The fourth-year LSU coach then launched into one of his wholehearted soliloquies, in which his praise for Bona seemed genuine and his admiration for the area sincere.
“It’s a great place, man,” he began. “Olean, New York, (there’s) not a lot of people; a bucket list (place), but I’m telling you, their fan support, their gym, it’s electric in there. It’s a really, really small Catholic school; I think they’ve got like 1,500 students, but Mark Schmidt has done a phenomenal, phenomenal job there. They are really, really god. The RC up there, it’s rocking, the students are on top of you, it’s a hell of a venue now.

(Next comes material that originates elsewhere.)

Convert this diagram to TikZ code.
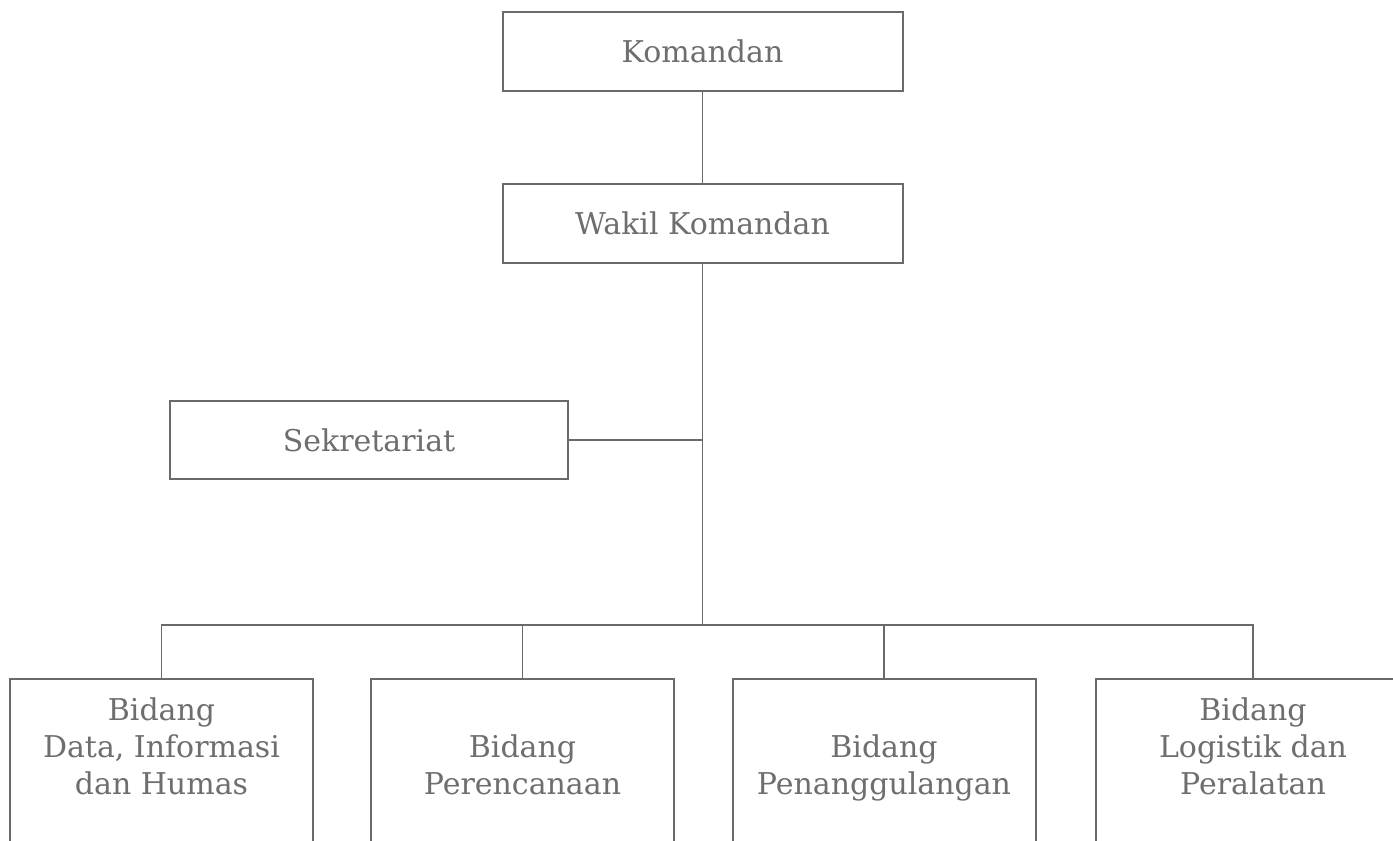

“They have great teams, they’ve had great teams, they were always at the top of the Atlantic 10, and it’s a shame with not having fans (this year). If they had played the A-10 championship with VCU and Bona, they could have sold out most arenas — the Barclays Center, Dayton. Both have very passionate fan bases. It’s a unique school.”
He then finished his assessment with a humorous tidbit involving the Bartlett Country Club.
“When you go there, there’s actually no full service hotel,” he pointed out. “Coach Schmidt’s actually a member of the Olean country club, so you actually can eat a meal there, you just kinda have to drop his name to go in there and eat the meal, but we ate our last meal when I was at VCU at the country club.
“It’s a unique place and I have a lot of respect for just how good they are. They are ferocious competitors, they’re going to be unbelievably well-prepared, they’re staff has great continuity and they’re a tremendous, tremendous basketball program.”
And that, at least for this weekend, is what Wade figures to be: the would-be villain who’s difficult not to like.